The appetite for junk food grows with the feeding. One has only to observe the way mothers often ask their children what they would like to eat to understand how a taste for junk food becomes a permanent characteristic. Instead of putting properly cooked food before a child on the premise of eat-it-or-go-hungry, the mother acts more like a waiter at a restaurant, taking orders with flattering but insincere solicitude. It is hardly surprising in the circumstances that the child chooses junk rather than char-grilled vegetables.
In fact, what the mother is doing is avoiding the unpleasant and nerve-racking but very necessary struggle over meals that mothers have often experienced in the past. By giving the child what will bring an immediate end to his resistance, she imagines that she is being kind and considerate, when in fact she is being cowardly and callous. She prefers her own immediate peace and quiet to the child’s long-term good.
A child who is always gratified in its immediate wishes where food is concerned will never develop more sophisticated and adult tastes. Such tastes are not self-generating: they have to be taught, as all aesthetic appreciation has to be taught, and sometime against resistance. Mothers, especially those without the support of fathers, take the line of least resistance: and this explains why an increasing proportion of young adults have childish tastes, and why so many foods and even dishes served in restaurants now have added sugar. Increasingly, we are a nation of Pooh Bears: it is always time for a little something, and that little something has to be full of fat or sugar to satisfy us.

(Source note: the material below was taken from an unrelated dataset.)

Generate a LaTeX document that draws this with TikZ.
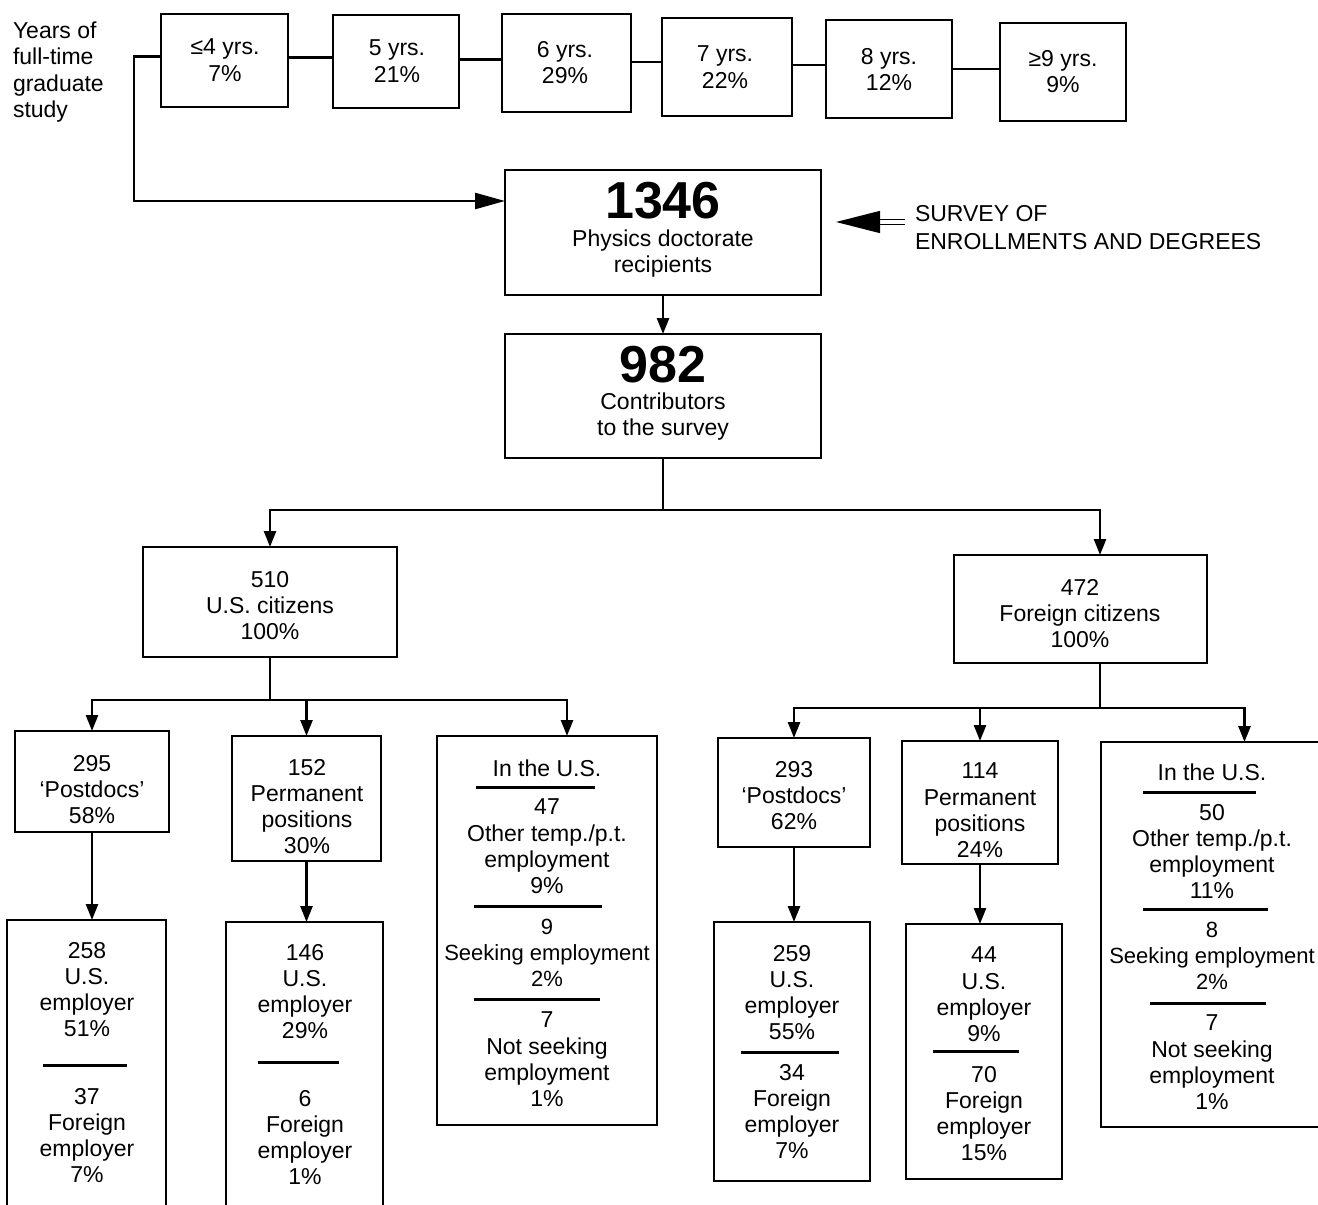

The cause of our poor eating habits lies deeper than mere price. When you investigate how people eat, you learn a great deal about how they live and what they expect of life. Eating, after all, is one of the basic functions and most important pleasures of life. Mothers want to shut their children up, because too many of them consider their children first as fashion accessories and then as a nuisance; increasingly, fathers don’t come into it. Fatty, sweet foods are the equivalent of laudanum (“infant quietness”) in the 19th century. But we have far less excuse for our misconduct than our Victorian forebears. Taxes won’t make us better parents.